Postal Inspector Jack Ellis describes the Amiel’s art fraud scheme
Postal Inspector Jack Ellis describes the undercover sting he and fellow inspectors used to crack the Amiel’s art fraud scheme.
Jack Ellis: This is Postal Inspector Jack Ellis, team leader. I was in charge of the Bogart Art Fraud case in New York from approximately 1985 all the way through until 1995.
In order for us to be able to infiltrate or get the evidence on the Amiels, we've developed an undercover case in which Inspector Waiman Leung and Ray Hang posing as Asian art dealers approached the Amiels because we knew that they didn’t have yet a market in Asia in that area and thought that, that might attract them and asked them if they had anything for sale. Through a series of recorded conversations with the daughters and the wife of Leon Amiel, we were able to obtain evidence to obtain a search warrant of a warehouse in Island Park, New York, and seized over 80,000 fake prints during the seizure later determined to be worth well over $200 million.
Postal Inspector Paul Wilhelmus talks about interrogating unabomber Ted Kaczynski after the multi-year, multi-agency investigation ended with the capture of Kaczynski at his Montana cabin.
Paul Wilhelmus: I’m Paul Wilhelmus, I was a postal inspector. I’m part of the Unabomber task force. I was assigned to the interview team.

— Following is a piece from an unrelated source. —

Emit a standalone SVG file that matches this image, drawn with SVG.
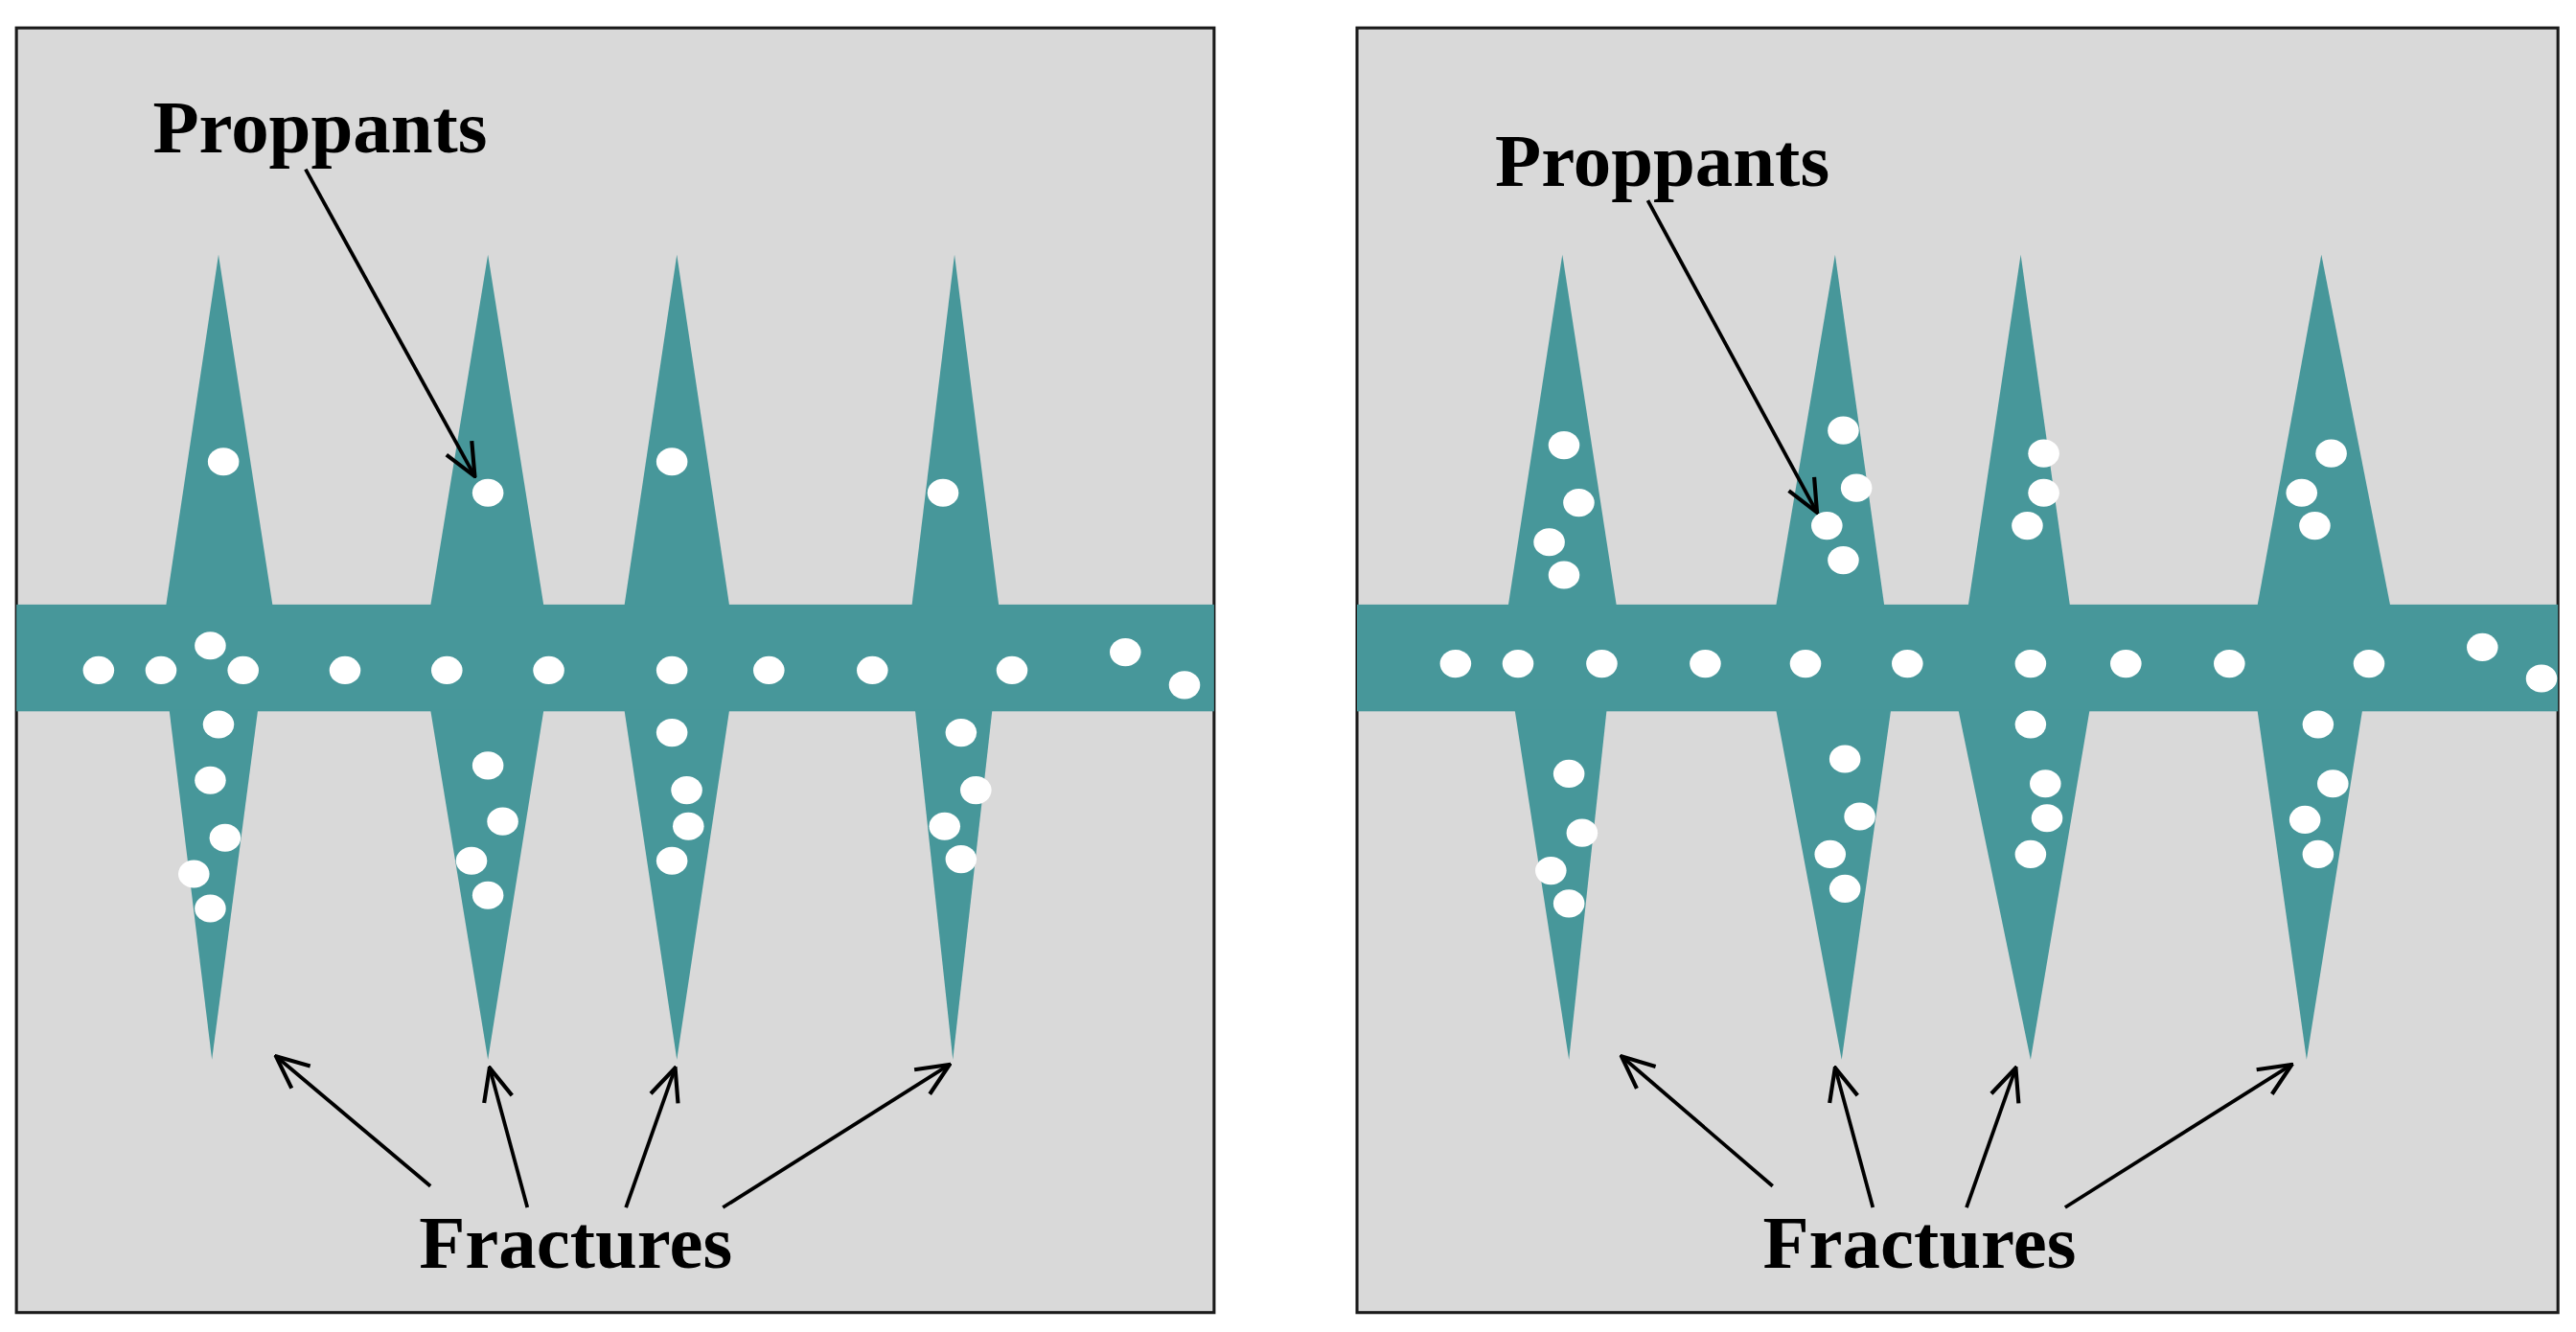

The ruse had been previously planned, it was two FBI agents and a Forest Service agent were going to approach Ted’s cabin, that they were doing a property survey and they might have to cut down a tree that could be on his property. The thought was that would be enough to get him out of the cabin. So when they approached the cabin, knocked on the door, Ted appeared, explained the situation, went to go back into the cabin and that’s when they grabbed him and so pulled him out of the cabin without any further incident. I just kept thinking, “This is the guy we’ve been looking for, all these people, all these hours, all these time?” That was my introduction to Ted Kaczynski.
So while the search was being initiated at his cabin, we started to interview him. His comment was, “I’ll talk about anything but the case.” And I thought, “Wow where did that come from?” And it was like, right then, you knew this was the guy. Ted had a certain arrogant air about him and during that time I always got the impression that he thought he was the smartest person in the room, smarter than all the rest of us in the room put together. But I kept thinking, too, he was the one in there in handcuffs and we were not. We were free to leave and he was not.